In his off hours, Fennell wrote and filmed a short script entitled Howard Black that featured, among others, Fennell's Lower East Side roommate, John C. Reilly. (Yes, that John C. Reilly, currently nominated for a Best Supporting Actor Oscar for The Hours.)

Film festivals picked up Howard Black, and it won an award in Chicago, which was enough to get Fennell into the American Film Institute's elite directing program in 1991-92.

While he was in California pursuing moviemaking, Fennell kept track of Charlottesville music scene. "When I was out in L.A. at AFI," he recalls, "Haines Fullerton [late guitarist for The Deal] sent me tapes and said, 'You've got to listen to these guys. They are really amazing.'"

Those "amazing guys" were gods-to-be, the Dave Matthews Band. When Fennell returned to Charlottesville in 1993, he called Matthews, and the two became friends.

Meanwhile, Fennell founded Boxer Films with Allen Cunningham, but Charlottesville proved slim pickings for moviemaking ("That was tough," Fennell sighs). The partners were open to other ideas, however, and after meeting Jeopardy! inventor Julann Griffin and her sister Maureen Roberts (Julann And Maureen=J.A.M.), they created Boxerjam and hitched its interactive gaming hopes to a tiny company called AOL in 1995. The rest is history.

After Media General struck a deal to buy Boxerjam last year, ATO Pictures invited Fennell to come on board full time. The company's first film, Amandla!, a documentary about anti-Apartheid music in South Africa, opens nationally this week.
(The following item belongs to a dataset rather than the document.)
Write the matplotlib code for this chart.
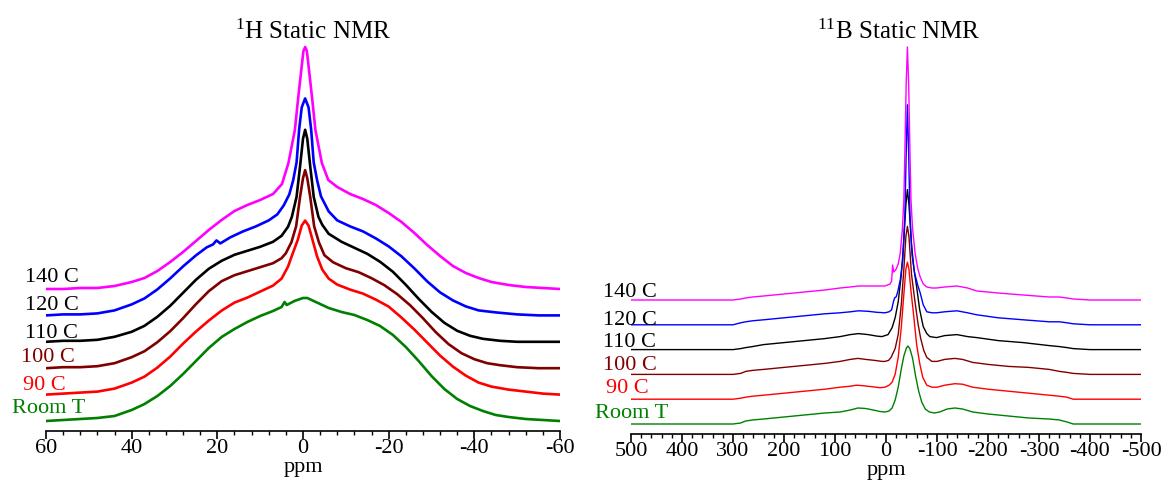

With fellow ATO Pictures members Matthews, Coran Capshaw, Johnathan Dorfman, Chris Tetzeli, and Michael McDonald, Fennell says his role is to "find really great projects," although he'd eventually like to direct, too.

"We look forward to working with Temple in establishing ATO Pictures as a viable, well respected company in the film industry," says Capshaw. "It's great to work with someone who's both qualifed and a long-time friend in this exciting new business."

Leaning back in his chair, Fennell smiles, "The timing and the opportunity were basically a perfect fit... I really am excited about getting back to film."